A Tower of Babel

This article first appeared in the Minden Times in August 2024.


As a follow-up to my rather dense, I’ll admit, last column on Freire’s idea of naming your world to change it, a guest essay by Stephen Marche in the July 30th New York Times added an interesting perspective. His point is that listening to teenage language helps him understand how that generation sees the world.

Marche has a teenage son so he has an inside peek at the world of teen slang. I envy him, because I have no strategy for not appearing hopelessly old and dumb when the younger generation uses words that mean nothing to me. I try to translate using context and body language, as I would any foreign language, but the minimalism of much intergenerational chit-chat often renders that strategy unfruitful. And if I ask for translation, ooh, the pain of enduring the respectfully rolled eyes and somewhat managed patronizing tone – from grandkids who kinda know me one thing, quite another, immeasurably more debasing, from someone to whom I am only an old woman with grey hair and wrinkles.

But to Marche’s point about what he perceives to be his son’s generation’s world view as reflected in their slang, he starts slow and easy with ‘dope’ replacing the ‘cool’ of our generation, which even I know. He believes his son’s generation re-names more abundantly than prior adolescents because the world has become more alien and worrisome, ‘characterized’, he says, ‘online and off, by collapsing institutions, erosions in trust and a loss of faith in a shared sense of meaning.’

Therefore his son’s slang includes ‘mid’, which references anything ‘average or slightly below. You cannot really complain about them, but they produce no joy.’ The mush of mediocrity. I always tended toward being a ‘tough love’ mama, and I thought we were doing children an incredible harm when the school system embraced never failing students. I absolutely believe that you learn more from failure than success. I absolutely embrace striving for perfection, even while acknowledging that it an ideal, a goal, never a reality. I absolutely think nature is a meritocracy, and human nature should be in sync with that.

‘Glazed’ (as in donuts) ‘indicates a gilding of information’. Spin, in political terminology. Inauthenticity in psycho-speak. Ambiguity and unreliability in any language. This perspective does explain a lot of current inaction. If I can’t trust language, why should I bother to talk? If the same word means one thing to me and something entirely different, perhaps antithetical, to you, how can we have a conversation? People not being able to talk to each other, if I remember my Sunday School lesson about the Tower of Babel properly, meant that people could not work together effectively – Roger that, in about one million applications that spring immediately to mind! The intent of the introduction of multiple languages (God’s idea) that kiboshed the building of the tower, which was to be tall enough to evade a second flood, was to punish people for thinking they could outwit His plans for them. To put them in their subsidiary place. Hmm, that also resonates with about a million current circumstances where the invisible hand does not start with G.
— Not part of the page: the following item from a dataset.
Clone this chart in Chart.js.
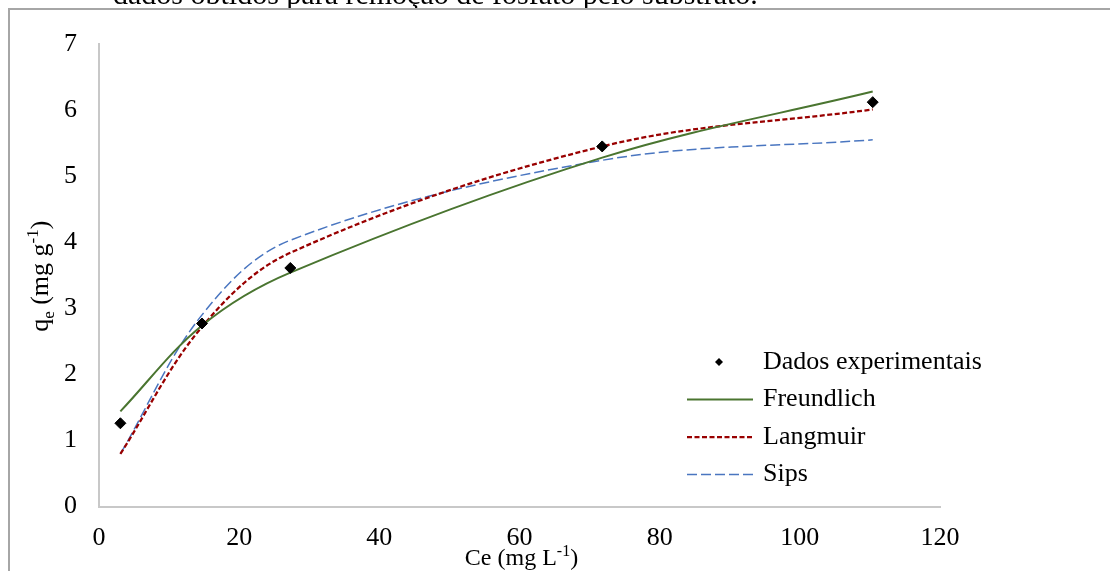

‘Sus’ in Marche’s son’s world, ‘is short for suspicious or suspect’. In my time, ‘suss’ was a word I learned from a black woman of American culture that meant ‘figure it out’ as a verb and ‘here’s what I make of it’ as a noun. It is illuminating that in the span of, say, fifty years the world has gone from being a problem to be solved to a mysterious and probably malicious presence. The loss of a sense of agency, if I understand this correctly, is a knife to my heart. If a sense of agency, and ‘I’ that can ‘do’ (which certainly was the meaning of suss to me), is what differentiates human beings from other sentient creatures, as Freire holds, then these adolescents are messaging they feel dehumanized, objects rather than subjects in their world.

Marche’s last slang word is ‘based – short for based in fact or based in reality’. I have no idea why this is Marche’s favourite slang word, because to me it sums up all the wrongs that necessitated the previous words – the theft of the joy of accomplishment, the destruction of collaborative conversation, the gutting of human agency itself. Because if you can’t trust words, how can you know the extent to which the facts or reality your perception is based on is what the other perceives? I hear ‘based’ as a cry for help as a floundering swimmer goes down for the third time.

Freire believed naming the world was the first and necessary step toward changing it. Marche’s perspective seems to be that naming to reflect the malfunctions of the world is good enough in itself. Maybe – I hope so – there’s more going on with his son’s re-naming than he perceives.